Data excerpt:

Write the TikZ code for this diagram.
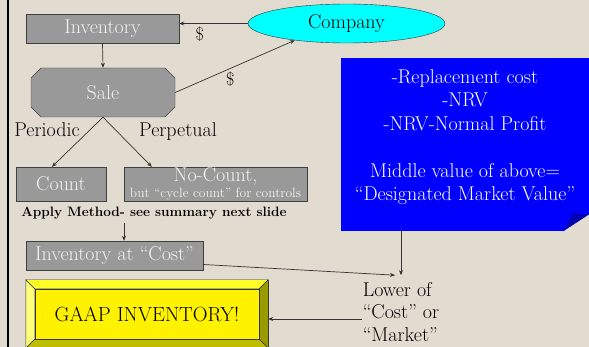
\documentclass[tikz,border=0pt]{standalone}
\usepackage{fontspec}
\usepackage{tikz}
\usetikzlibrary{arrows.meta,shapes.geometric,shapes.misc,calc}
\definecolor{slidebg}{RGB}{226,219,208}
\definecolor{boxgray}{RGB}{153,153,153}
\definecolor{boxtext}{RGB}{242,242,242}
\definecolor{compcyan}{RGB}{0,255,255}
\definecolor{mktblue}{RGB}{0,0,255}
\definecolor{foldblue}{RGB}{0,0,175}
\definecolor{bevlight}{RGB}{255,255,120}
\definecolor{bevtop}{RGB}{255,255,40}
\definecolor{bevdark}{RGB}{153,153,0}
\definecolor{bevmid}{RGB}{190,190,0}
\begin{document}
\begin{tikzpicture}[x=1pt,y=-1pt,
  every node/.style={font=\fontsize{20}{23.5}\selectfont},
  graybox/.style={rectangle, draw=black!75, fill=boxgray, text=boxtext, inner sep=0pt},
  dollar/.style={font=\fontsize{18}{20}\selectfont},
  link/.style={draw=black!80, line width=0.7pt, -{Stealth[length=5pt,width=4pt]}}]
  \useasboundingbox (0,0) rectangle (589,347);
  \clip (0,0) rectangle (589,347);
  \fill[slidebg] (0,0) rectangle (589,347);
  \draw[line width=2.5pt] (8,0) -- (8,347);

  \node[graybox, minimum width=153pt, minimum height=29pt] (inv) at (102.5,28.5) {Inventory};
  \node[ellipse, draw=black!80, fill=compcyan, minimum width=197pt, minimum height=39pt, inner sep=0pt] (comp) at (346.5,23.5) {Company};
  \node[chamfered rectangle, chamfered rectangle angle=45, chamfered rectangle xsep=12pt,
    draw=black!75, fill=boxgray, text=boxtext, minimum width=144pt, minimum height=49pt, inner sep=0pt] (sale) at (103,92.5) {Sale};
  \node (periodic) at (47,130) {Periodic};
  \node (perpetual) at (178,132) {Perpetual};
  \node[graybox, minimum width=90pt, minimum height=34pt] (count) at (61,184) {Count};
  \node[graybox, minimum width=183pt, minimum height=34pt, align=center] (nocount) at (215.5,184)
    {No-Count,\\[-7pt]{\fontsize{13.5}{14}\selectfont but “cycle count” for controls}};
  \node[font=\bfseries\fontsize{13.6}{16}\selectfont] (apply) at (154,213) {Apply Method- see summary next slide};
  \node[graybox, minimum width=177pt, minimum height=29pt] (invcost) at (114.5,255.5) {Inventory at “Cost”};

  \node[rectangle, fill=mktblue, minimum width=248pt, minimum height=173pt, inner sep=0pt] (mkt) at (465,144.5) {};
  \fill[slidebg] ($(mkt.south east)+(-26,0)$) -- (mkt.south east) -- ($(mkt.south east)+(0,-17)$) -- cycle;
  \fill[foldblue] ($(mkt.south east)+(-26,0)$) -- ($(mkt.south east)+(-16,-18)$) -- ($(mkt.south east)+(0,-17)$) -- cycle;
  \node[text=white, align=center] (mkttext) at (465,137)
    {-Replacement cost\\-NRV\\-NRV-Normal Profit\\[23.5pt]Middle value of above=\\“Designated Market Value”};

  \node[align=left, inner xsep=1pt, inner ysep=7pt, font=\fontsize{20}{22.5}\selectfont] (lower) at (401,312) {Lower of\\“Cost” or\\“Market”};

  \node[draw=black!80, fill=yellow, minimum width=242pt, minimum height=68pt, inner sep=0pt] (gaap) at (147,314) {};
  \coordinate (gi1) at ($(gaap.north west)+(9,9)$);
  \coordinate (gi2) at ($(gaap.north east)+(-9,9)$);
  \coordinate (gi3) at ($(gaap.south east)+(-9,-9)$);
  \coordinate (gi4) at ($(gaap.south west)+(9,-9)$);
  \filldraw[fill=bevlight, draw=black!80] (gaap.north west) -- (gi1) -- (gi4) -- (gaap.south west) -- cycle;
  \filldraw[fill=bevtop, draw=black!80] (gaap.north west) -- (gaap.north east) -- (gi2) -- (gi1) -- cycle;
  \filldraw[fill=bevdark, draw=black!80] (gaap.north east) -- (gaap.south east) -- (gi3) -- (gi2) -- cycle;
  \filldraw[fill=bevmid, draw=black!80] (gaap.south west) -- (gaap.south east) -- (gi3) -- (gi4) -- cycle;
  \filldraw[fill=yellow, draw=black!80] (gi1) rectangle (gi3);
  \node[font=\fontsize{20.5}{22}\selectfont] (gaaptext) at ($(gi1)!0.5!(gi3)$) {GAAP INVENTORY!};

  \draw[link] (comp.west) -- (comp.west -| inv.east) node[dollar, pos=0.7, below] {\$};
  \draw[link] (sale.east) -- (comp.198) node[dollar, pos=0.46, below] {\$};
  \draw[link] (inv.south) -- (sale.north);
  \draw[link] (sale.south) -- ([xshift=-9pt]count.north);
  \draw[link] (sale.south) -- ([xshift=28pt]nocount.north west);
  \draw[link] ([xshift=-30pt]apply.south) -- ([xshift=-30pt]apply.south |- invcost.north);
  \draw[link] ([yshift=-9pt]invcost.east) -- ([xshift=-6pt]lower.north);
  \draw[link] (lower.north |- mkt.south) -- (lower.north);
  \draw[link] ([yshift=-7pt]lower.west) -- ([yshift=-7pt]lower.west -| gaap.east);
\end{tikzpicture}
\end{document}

Written problem:
The material above holds pictures; copy everything else in it exactly.

Final result:
Write the TikZ code for this diagram.
\documentclass[tikz,border=0pt]{standalone}
\usepackage{fontspec}
\usepackage{tikz}
\usetikzlibrary{arrows.meta,shapes.geometric,shapes.misc,calc}
\definecolor{slidebg}{RGB}{226,219,208}
\definecolor{boxgray}{RGB}{153,153,153}
\definecolor{boxtext}{RGB}{242,242,242}
\definecolor{compcyan}{RGB}{0,255,255}
\definecolor{mktblue}{RGB}{0,0,255}
\definecolor{foldblue}{RGB}{0,0,175}
\definecolor{bevlight}{RGB}{255,255,120}
\definecolor{bevtop}{RGB}{255,255,40}
\definecolor{bevdark}{RGB}{153,153,0}
\definecolor{bevmid}{RGB}{190,190,0}
\begin{document}
\begin{tikzpicture}[x=1pt,y=-1pt,
  every node/.style={font=\fontsize{20}{23.5}\selectfont},
  graybox/.style={rectangle, draw=black!75, fill=boxgray, text=boxtext, inner sep=0pt},
  dollar/.style={font=\fontsize{18}{20}\selectfont},
  link/.style={draw=black!80, line width=0.7pt, -{Stealth[length=5pt,width=4pt]}}]
  \useasboundingbox (0,0) rectangle (589,347);
  \clip (0,0) rectangle (589,347);
  \fill[slidebg] (0,0) rectangle (589,347);
  \draw[line width=2.5pt] (8,0) -- (8,347);

  \node[graybox, minimum width=153pt, minimum height=29pt] (inv) at (102.5,28.5) {Inventory};
  \node[ellipse, draw=black!80, fill=compcyan, minimum width=197pt, minimum height=39pt, inner sep=0pt] (comp) at (346.5,23.5) {Company};
  \node[chamfered rectangle, chamfered rectangle angle=45, chamfered rectangle xsep=12pt,
    draw=black!75, fill=boxgray, text=boxtext, minimum width=144pt, minimum height=49pt, inner sep=0pt] (sale) at (103,92.5) {Sale};
  \node (periodic) at (47,130) {Periodic};
  \node (perpetual) at (178,132) {Perpetual};
  \node[graybox, minimum width=90pt, minimum height=34pt] (count) at (61,184) {Count};
  \node[graybox, minimum width=183pt, minimum height=34pt, align=center] (nocount) at (215.5,184)
    {No-Count,\\[-7pt]{\fontsize{13.5}{14}\selectfont but “cycle count” for controls}};
  \node[font=\bfseries\fontsize{13.6}{16}\selectfont] (apply) at (154,213) {Apply Method- see summary next slide};
  \node[graybox, minimum width=177pt, minimum height=29pt] (invcost) at (114.5,255.5) {Inventory at “Cost”};

  \node[rectangle, fill=mktblue, minimum width=248pt, minimum height=173pt, inner sep=0pt] (mkt) at (465,144.5) {};
  \fill[slidebg] ($(mkt.south east)+(-26,0)$) -- (mkt.south east) -- ($(mkt.south east)+(0,-17)$) -- cycle;
  \fill[foldblue] ($(mkt.south east)+(-26,0)$) -- ($(mkt.south east)+(-16,-18)$) -- ($(mkt.south east)+(0,-17)$) -- cycle;
  \node[text=white, align=center] (mkttext) at (465,137)
    {-Replacement cost\\-NRV\\-NRV-Normal Profit\\[23.5pt]Middle value of above=\\“Designated Market Value”};

  \node[align=left, inner xsep=1pt, inner ysep=7pt, font=\fontsize{20}{22.5}\selectfont] (lower) at (401,312) {Lower of\\“Cost” or\\“Market”};

  \node[draw=black!80, fill=yellow, minimum width=242pt, minimum height=68pt, inner sep=0pt] (gaap) at (147,314) {};
  \coordinate (gi1) at ($(gaap.north west)+(9,9)$);
  \coordinate (gi2) at ($(gaap.north east)+(-9,9)$);
  \coordinate (gi3) at ($(gaap.south east)+(-9,-9)$);
  \coordinate (gi4) at ($(gaap.south west)+(9,-9)$);
  \filldraw[fill=bevlight, draw=black!80] (gaap.north west) -- (gi1) -- (gi4) -- (gaap.south west) -- cycle;
  \filldraw[fill=bevtop, draw=black!80] (gaap.north west) -- (gaap.north east) -- (gi2) -- (gi1) -- cycle;
  \filldraw[fill=bevdark, draw=black!80] (gaap.north east) -- (gaap.south east) -- (gi3) -- (gi2) -- cycle;
  \filldraw[fill=bevmid, draw=black!80] (gaap.south west) -- (gaap.south east) -- (gi3) -- (gi4) -- cycle;
  \filldraw[fill=yellow, draw=black!80] (gi1) rectangle (gi3);
  \node[font=\fontsize{20.5}{22}\selectfont] (gaaptext) at ($(gi1)!0.5!(gi3)$) {GAAP INVENTORY!};

  \draw[link] (comp.west) -- (comp.west -| inv.east) node[dollar, pos=0.7, below] {\$};
  \draw[link] (sale.east) -- (comp.198) node[dollar, pos=0.46, below] {\$};
  \draw[link] (inv.south) -- (sale.north);
  \draw[link] (sale.south) -- ([xshift=-9pt]count.north);
  \draw[link] (sale.south) -- ([xshift=28pt]nocount.north west);
  \draw[link] ([xshift=-30pt]apply.south) -- ([xshift=-30pt]apply.south |- invcost.north);
  \draw[link] ([yshift=-9pt]invcost.east) -- ([xshift=-6pt]lower.north);
  \draw[link] (lower.north |- mkt.south) -- (lower.north);
  \draw[link] ([yshift=-7pt]lower.west) -- ([yshift=-7pt]lower.west -| gaap.east);
\end{tikzpicture}
\end{document}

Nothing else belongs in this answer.